Campos foi outro que enfatizou a importância do contraditório. “Como disse Dom Hélder, ‘se discordas de mim, tu me enriqueces’. A boa convivência com o contraditório é a essência da democracia”, frisou.
Também eleito pelo PSB, o prefeito de Maceió, João Henrique Caldas (JHC), criou uma coordenadoria para definir protocolos sanitários e a logística de imunização. “Estamos vivendo um período atípico, muito diferente e muito difícil. Mas com unidade, com largueza de visão, a gente vai conseguir transpassar muitos dos obstáculos”, afirmou.
Eleito com apoio de Ciro Gomes em Fortaleza, José Sarto (PDT) afirmou que “não há tempo nem espaço para o negacionismo que despreza a ciência”. A vacina, complementou, é crucial para a retomada das aulas presenciais e para a recuperação econômica.
“Imunização já!”, pediu o prefeito Rafael Greca (PSD), reeleito em Curitiba. Ele disse aguardar definições dos governos federal e estadual para traçar os limites de ação do município e lamentou o fato de o Paraná não ter possibilidade de produção e distribuição de vacinas anti-covid-19. “Não pouparei esforços até o momento em que [] todos possamos ser imunizados e estarmos livres desse vírus”, declarou Greca.
Mesmo prefeitos com perfil à direita, como o de Porto Alegre, Sebastião Melo (MDB), que se elegeu com apoio de simpatizantes de Bolsonaro para derrotar a candidata Manuela d’Ávila (PCdoB), enfatizaram a importância de um Plano Nacional de Imunização.
“Vamos trabalhar pela vacina. Acredito que o governo federal vai colocar a vacina à disposição da população, creio piamente nisso. Vacina não pode ser ideológica, de onde vier é bem vinda, desde que seja testada”, disse. E foi além: “Se o governo federal não der sinais claros, nós vamos fazer um consórcio metropolitano, nós vamos comprar a vacina para o povo de Porto Alegre, inclusive removendo orçamento de um lugar pra outro, porque a vida em primeiro lugar”.

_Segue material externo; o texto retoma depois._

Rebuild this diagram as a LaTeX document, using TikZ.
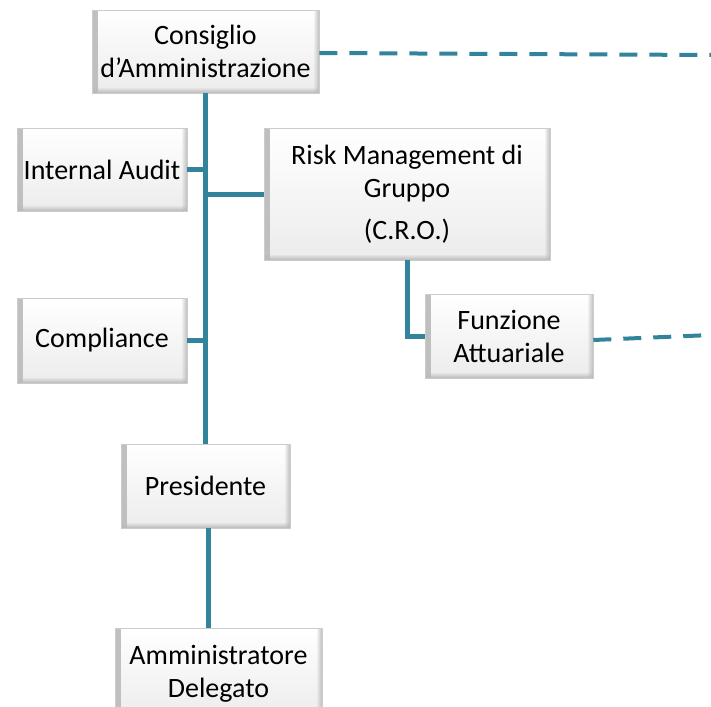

Em São Luís, Eduardo Braide (Podemos) prometeu divulgar um plano municipal de imunização. “Teremos a missão de juntos enfrentarmos essa pandemia e por isso, criei um grupo formado por especialistas em imunização para que a gente possa apresentar já nos próximos dias um plano municipal de vacinação, para que tão logo as vacinas sejam liberadas pelas autoridades sanitárias."